The EU AI Act includes provisions requiring that AI-generated or manipulated content be labeled as such, a measure primarily aimed at combating disinformation and synthetic media that misrepresents real people or events. But the regulation's definition of what qualifies as a "deepfake" is broad enough that it may also sweep in routine commercial imagery - product photos, lifestyle scenes, and promotional visuals that are generated entirely by AI rather than captured by a camera.

Eurocommerce, the Brussels-based trade association that counts Amazon, H&M, and IKEA among its members, is now formally asking regulators to carve out an exemption for this kind of content. The group's argument is straightforward: a digitally rendered image of a sofa sitting in an AI-generated living room is not, in any meaningful sense, the same thing as a fabricated video of a politician saying something they never said. Requiring retailers to label every such image as synthetic could be disruptive and, in their view, unnecessary given that no real person is being misrepresented.

The scale of the issue is illustrated by Zalando's disclosure that roughly 90 percent of the marketing content on its platform is already AI-generated. That figure reflects a broader industry shift - generative image tools have become deeply embedded in e-commerce workflows, where the speed and cost advantages of synthetic visuals over traditional product photography are difficult to ignore. If the Act's transparency obligations apply in full to this content, retailers would face a significant compliance burden and potentially confusing labeling requirements for consumers browsing ordinary product listings.

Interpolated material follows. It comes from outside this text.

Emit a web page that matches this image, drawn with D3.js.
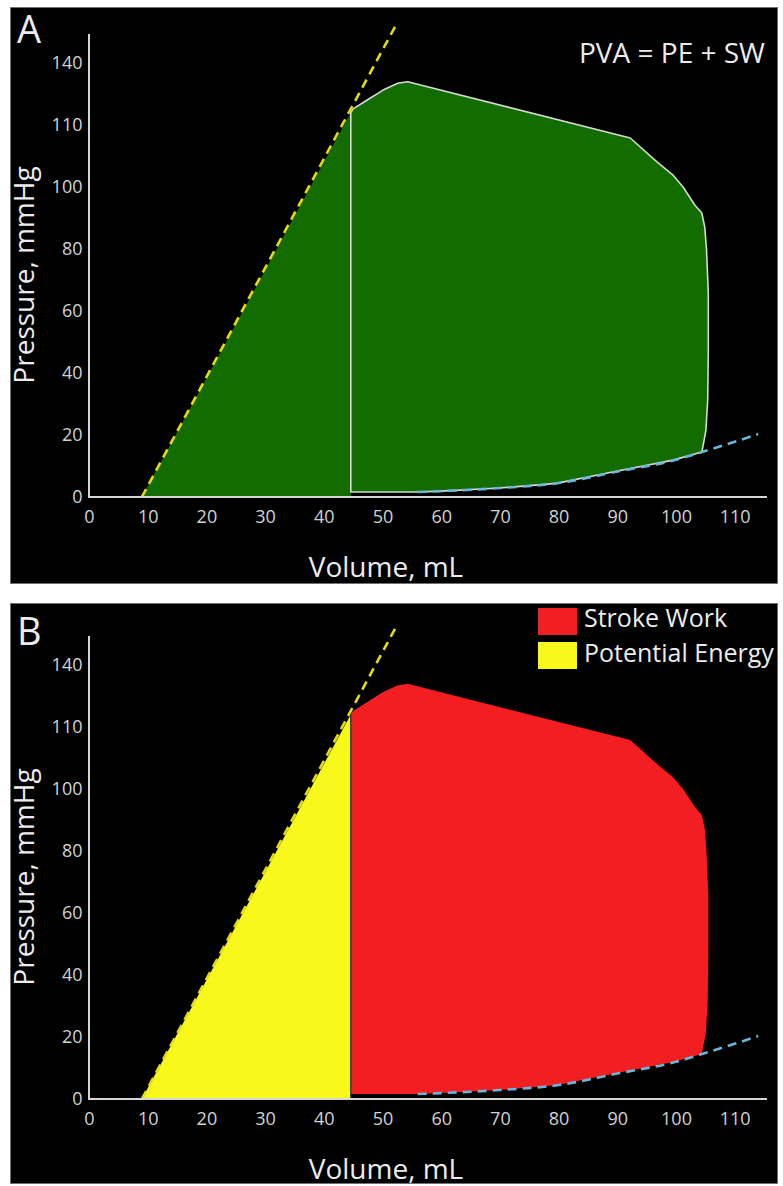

The underlying problem is a definitional one. The EU AI Act was drafted with harmful synthetic media in mind, but the language used does not cleanly distinguish between a fabricated political video and an AI-rendered furniture ad. How regulators interpret and clarify that language - whether through formal guidance, delegated acts, or amendments - will have a direct bearing on how generative AI tools are used in commercial contexts across Europe. The retail industry's intervention is an early sign that the practical consequences of vague AI legislation are arriving faster than the rule-making process anticipated.